Does anyone know where I can get a service manual for this generator, and does anyone have any suspicion as to what the issue is? 


Thanks for any help in advance.


----------



## grouchy-hermit (Nov 28, 2014)

This might be the manual:

https://www.amazon.com/Honda-EU6500-EU6500is-Generator-Service/dp/B00PKKGWZC/ref=sr_1_4?ie=UTF8&qid=1484645772&sr=8-4&keywords=EU6500is

EU6500is frame serial number range: EASJ-1000001 through 9999999

EDIT: The forum software did the fancy amazon link, not me. I just pasted a URL.


----------



## Robert Coats (Nov 10, 2011)

dmichel said:


> I went to start it today just to let it run a while, and when I turned the key to on, there was nothing. Initially suspected a dead battery but it checks out OK (both with a volt meter, and I even tried boosting it and still nothing). The genny started when I pulled it over, and ran well.


So the iMonitor display lit up, and you could cycle through the sequence to display battery voltage? What was it showing? 

Any 'click' or other sound / indication when you moved the key to START? 

Maybe a poor battery connection; check both cables and clean/tighten. 

Was this a one-time thing, or does the e. start not work at all now?

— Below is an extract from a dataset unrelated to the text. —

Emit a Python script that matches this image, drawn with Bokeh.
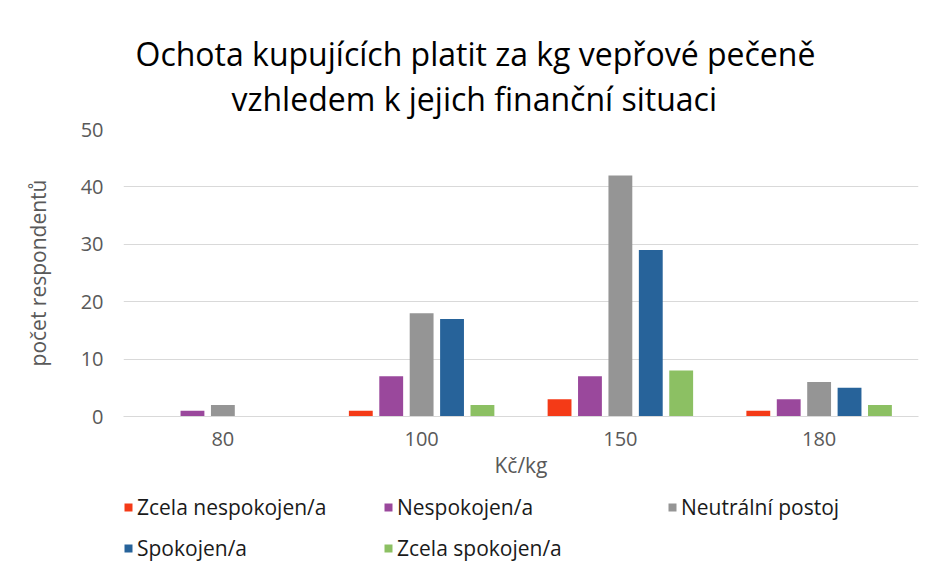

Honda sells paper copies of factory shop manual via eBay and Amazon with free shipping:

*Honda Power Equipment Shop Manuals on eBay*
*Honda Power Equipment Shop Manuals on Amazon*

Here are a couple of sample pages :tango_face_wink:


----------



## iRobert (Sep 25, 2018)

HI,
I have the same problem with a Honda eu7000is BRAND NEW.
I bought it last year but never used it. Starter was working at that time.
I tried yesterday but the electrical starter does not work.
Battery is charged, I turn the key on and I hear a click and a little noise.
Generator won't start.
It starts by pulling the starter manually.

Please help!

iR


----------



## RedOctobyr (Aug 8, 2018)

Can you try jump starting it? It's possible the battery has just failed. 

Was the battery kept charged, or did it go dead, then get recharged? Lead acid batteries don't like going dead, even from just sitting around, it's better to keep them charged. 

If you can't jump start it, you could at least check the battery voltage. And try to also measure the voltage while using the electric starter, if that can be done safely. 

As an example, a little 9V battery is 9 volts. But measure it while using it to try and start your generator, and it will measure a lot less, since it just can't provide the amps you need. If it's failing, your battery might show 13V with no load, but drop to 6V when you try to use the starter.


----------